LP (Liquidity Provider Token)
What is the LP token
The LP token is a token following the ERC-20 standard.
The role of the LP token in a DAO
The LP token has a special status in a DAO: it reflects a member's financial stake in the organization. Any treasury top-up is best carried out by minting LP tokens — through crowdfunding or a private offer.
To better understand their role, compare DAO LP tokens with the ones issued on DEXs. LP tokens make it possible to track individual contributions to the treasury: the amount of LP held is proportional to one's share of liquidity in the DAO treasury.
The price of one LP token is calculated using a simple formula:
Total funds in the DAO treasury / Number of LP tokens in circulation = Value of 1 LP token
Because LP tokens are tightly bound to the formula, be very careful and do NOT increase the liquidity providers' share by transferring funds directly to the DAO account without buying LP.
In terms of technical characteristics, LP tokens are almost no different from other tokens on the same network. Like any ERC-20 token, they can be transferred, exchanged, and paired with another token on a DEX.
But, unlike LP tokens on an exchange, holding LP in XDAO does NOT give the liquidity provider full control over it: only holders of governance tokens (GT) manage the funds. That said, you can burn all or part of your LP tokens — unless the DAO has disabled LP Burning.

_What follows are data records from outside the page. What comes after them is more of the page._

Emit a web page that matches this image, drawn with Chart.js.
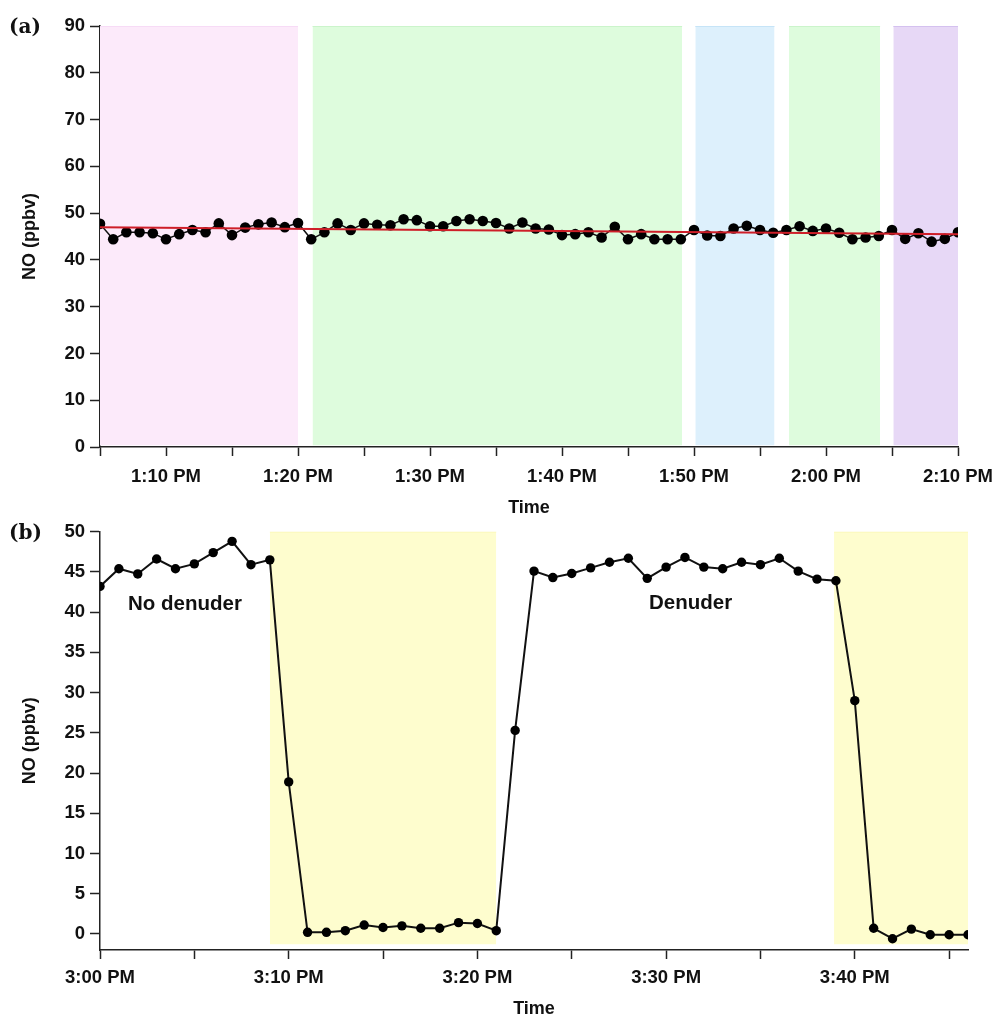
<!DOCTYPE html>
<html>
<head>
<meta charset="utf-8">
<script src="https://cdn.jsdelivr.net/npm/chart.js@4/dist/chart.umd.min.js"></script>
<style>
    body { margin: 0; background: #fff; }
    #wrap { position: relative; width: 997px; height: 1016px; overflow: hidden; }
    #wrap canvas { position: absolute; left: 0; }
    #chart_a { top: 0; }
    #chart_b { top: 500px; }
</style>
</head>
<body>
<div id="wrap">
    <canvas id="chart_a" width="997" height="520"></canvas>
    <canvas id="chart_b" width="997" height="530"></canvas>
</div>
<script type="application/javascript">
    // panel (a): minutes after 12:00, one reading per minute from 1:05 PM
    var minutesA = [];
    for (var m = 65; m <= 130; m++) minutesA.push(m);
    var noA = [47.7, 44.4, 45.9, 45.9, 45.7, 44.4, 45.5, 46.4, 45.9, 47.8, 45.3, 46.9, 47.6, 48.0, 47.0, 47.9,
        44.4, 45.9, 47.8, 46.4, 47.8, 47.5, 47.4, 48.7, 48.5, 47.2, 47.2, 48.3, 48.7, 48.3, 47.9, 46.7, 48.0,
        46.7, 46.5, 45.3, 45.5, 45.9, 44.8, 47.1, 44.4, 45.5, 44.4, 44.4, 44.4,
        46.4, 45.2, 45.1, 46.7, 47.3, 46.4, 45.8, 46.4, 47.2, 46.2, 46.7, 45.8, 44.4, 44.8, 45.1,
        46.4, 44.5, 45.7, 43.9, 44.5, 45.9];
    var trendA = [{x: 65, y: 47.0}, {x: 130, y: 45.5}];
    // shaded periods [start, end] in minutes, with colour
    var periodsA = [[65, 80], [81.1, 109.1], [110.1, 116.1], [117.2, 124.1], [125.1, 130.1]];
    var periodFillA = ['rgb(252,234,250)', 'rgb(222,252,221)', 'rgb(221,240,252)', 'rgb(222,252,221)', 'rgb(231,216,246)'];
    var periodEdgeA = ['rgb(246,214,244)', 'rgb(196,242,196)', 'rgb(190,224,246)', 'rgb(196,242,196)', 'rgb(206,186,236)'];
    var ticksA = {70: '1:10 PM', 80: '1:20 PM', 90: '1:30 PM', 100: '1:40 PM', 110: '1:50 PM', 120: '2:00 PM', 130: '2:10 PM'};

    // panel (b): minutes after 3:00 PM
    var minutesB = [];
    for (var k = 0; k <= 46; k++) minutesB.push(k);
    var noB = [43.2, 45.4, 44.75, 46.6, 45.4, 46.0, 47.4, 48.8, 45.9, 46.5,
        18.9, 0.2, 0.2, 0.4, 1.1, 0.8, 1.0, 0.7, 0.7, 1.4, 1.3, 0.4,
        25.3, 45.1, 44.3, 44.8, 45.5, 46.2, 46.7, 44.2, 45.6, 46.8, 45.6, 45.4, 46.2, 45.9, 46.7, 45.1, 44.1, 43.9,
        29.0, 0.7, -0.6, 0.6, -0.1, -0.1, -0.1];
    var periodsB = [[9, 21], [38.9, 46]];
    var ticksB = {0: '3:00 PM', 10: '3:10 PM', 20: '3:20 PM', 30: '3:30 PM', 40: '3:40 PM'};
    var notesB = [{x: 4.5, y: 41.0, text: 'No denuder'}, {x: 31.3, y: 41.1, text: 'Denuder'}];

    var FONT = "'Liberation Sans', Arial, sans-serif";

    function xy(xs, ys) {
        return xs.map(function (x, i) { return {x: x, y: ys[i]}; });
    }

    function shade(range, top, bottom, fill, edge) {
        return {
            type: 'line',
            data: [{x: range[0], y: top}, {x: range[1], y: top}],
            fill: {value: bottom},
            backgroundColor: fill,
            borderColor: edge,
            borderWidth: 1.5,
            pointRadius: 0,
            order: 10
        };
    }

    function axes(xMin, xMax, yMin, yMax, yStep, tickMap, xHeight, labelPad, titlePad) {
        var line = {display: true, color: '#222', width: 1.5};
        return {
            x: {
                type: 'linear', min: xMin, max: xMax,
                border: line,
                grid: {drawOnChartArea: false, drawTicks: true, tickLength: 9, color: '#222', tickWidth: 1.5},
                ticks: {
                    stepSize: 5, includeBounds: false, autoSkip: false, maxRotation: 0,
                    padding: labelPad, color: '#111', font: {family: FONT, size: 18.5, weight: 'bold'},
                    callback: function (v) { return tickMap[v] || ''; }
                },
                title: {display: true, text: 'Time', color: '#111', font: {family: FONT, size: 18, weight: 'bold'}, padding: {top: 0, bottom: titlePad}},
                afterFit: function (s) {
                    s.height = xHeight;
                    s.paddingLeft = 0;
                    s.paddingRight = 0;
                }
            },
            y: {
                min: yMin, max: yMax,
                border: line,
                grid: {drawOnChartArea: false, drawTicks: true, tickLength: 10, color: '#222', tickWidth: 1.5},
                ticks: {stepSize: yStep, includeBounds: false, padding: 5, color: '#111', font: {family: FONT, size: 18.5, weight: 'bold'}},
                title: {display: true, text: 'NO (ppbv)', color: '#111', font: {family: FONT, size: 18, weight: 'bold'}, padding: {top: 19, bottom: 0}},
                afterFit: function (s) { s.width = 100; }
            }
        };
    }

    // panel letter and in-plot notes
    var labelsPlugin = {
        id: 'labels',
        afterDraw: function (chart, args, opts) {
            var ctx = chart.ctx;
            ctx.save();
            ctx.fillStyle = '#111';
            ctx.textBaseline = 'middle';
            ctx.textAlign = 'left';
            ctx.font = "bold 20px 'DejaVu Serif', 'Liberation Serif', serif";
            ctx.fillText(opts.letter, 9, chart.chartArea.top + 2);
            ctx.textAlign = 'center';
            ctx.font = 'bold 20.5px ' + FONT;
            (opts.notes || []).forEach(function (n) {
                ctx.fillText(n.text, chart.scales.x.getPixelForValue(n.x), chart.scales.y.getPixelForValue(n.y));
            });
            ctx.restore();
        }
    };

    var setsA = periodsA.map(function (p, i) { return shade(p, 90, 0.4, periodFillA[i], periodEdgeA[i]); });
    setsA.push({
        type: 'line', data: xy(minutesA, noA),
        borderColor: '#111', borderWidth: 1.5,
        pointRadius: 5.3, pointBackgroundColor: '#000', pointBorderWidth: 0,
        order: 2
    });
    setsA.push({
        type: 'line', data: trendA,
        borderColor: 'rgb(206,30,40)', borderWidth: 2, pointRadius: 0,
        order: 1
    });

    new Chart(document.getElementById('chart_a').getContext('2d'), {
        type: 'line',
        data: {datasets: setsA},
        options: {
            responsive: false, animation: false, events: [],
            layout: {padding: {left: 0, right: 39, top: 26, bottom: 0}},
            plugins: {legend: {display: false}, tooltip: {enabled: false}, labels: {letter: '(a)'}},
            scales: axes(65, 130, 0, 90, 10, ticksA, 73, 10, 1.2)
        },
        plugins: [labelsPlugin]
    });

    var setsB = periodsB.map(function (p) { return shade(p, 50, -1.3, 'rgb(254,253,206)', 'rgb(250,248,180)'); });
    setsB.push({
        type: 'line', data: xy(minutesB, noB),
        borderColor: '#111', borderWidth: 2,
        pointRadius: 4.7, pointBackgroundColor: '#000', pointBorderWidth: 0,
        order: 1
    });

    new Chart(document.getElementById('chart_b').getContext('2d'), {
        type: 'line',
        data: {datasets: setsB},
        options: {
            responsive: false, animation: false, events: [],
            layout: {padding: {left: 0, right: 29, top: 31.7, bottom: 0}},
            plugins: {legend: {display: false}, tooltip: {enabled: false}, labels: {letter: '(b)', notes: notesB}},
            scales: axes(0, 46, -2, 50, 5, ticksB, 80, 8, 10.2)
        },
        plugins: [labelsPlugin]
    });
</script>
</body>
</html>
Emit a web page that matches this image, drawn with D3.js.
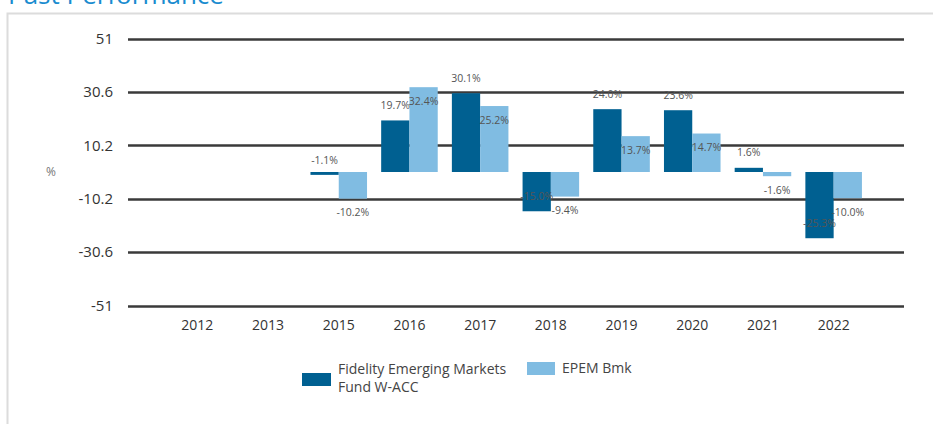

The link between LP tokens and a proportional share of the DAO's AUM (assets under management) is most often needed in at least three cases:
- Determining a liquidity provider's share in this DAO;
- Determining how much liquidity is returned to liquidity providers from the DAO's AUM after LPs decide to burn their LP tokens;
- Determining how much a liquidity provider should receive during dividend distribution.
A DAO can list its LP token on an exchange or set up staking for it. It's important to understand: as long as the LP token is not traded on an exchange, it remains fully backed by the DAO treasury.
LP token use case
We cover how to use the LP token in detail in the "Use Cases" section. In short, LP tokens are needed to efficiently raise funds for the DAO — both from members and from external investors. LP tokens are tightly bound to the formula, so be very careful not to increase investors' share by transferring funds directly to the DAO account without buying LP.
You can sell LP tokens through a private sale, through crowdfunding, or through an exchange.
During an LP token sale — whether private or through DAO Crowdfunding — it is forbidden to generate profit or contribute additional funds by transferring them directly to the DAO address. Otherwise, LP holders' shares will be diluted, and some investors will be able to get back more money than they invested by burning LP tokens. Only after fundraising has ended and all private offers or crowdfunding sales are closed can the DAO begin generating profit.
Does your DAO need an LP token
If the DAO is going to raise funds, it is always recommended to create an LP token. But always be careful and be sure to follow the formula: Total funds in the DAO treasury / Number of LP tokens in circulation = Value of 1 LP token. If your treasury management arrangements differ, you can use the DAO simply as a multisig wallet.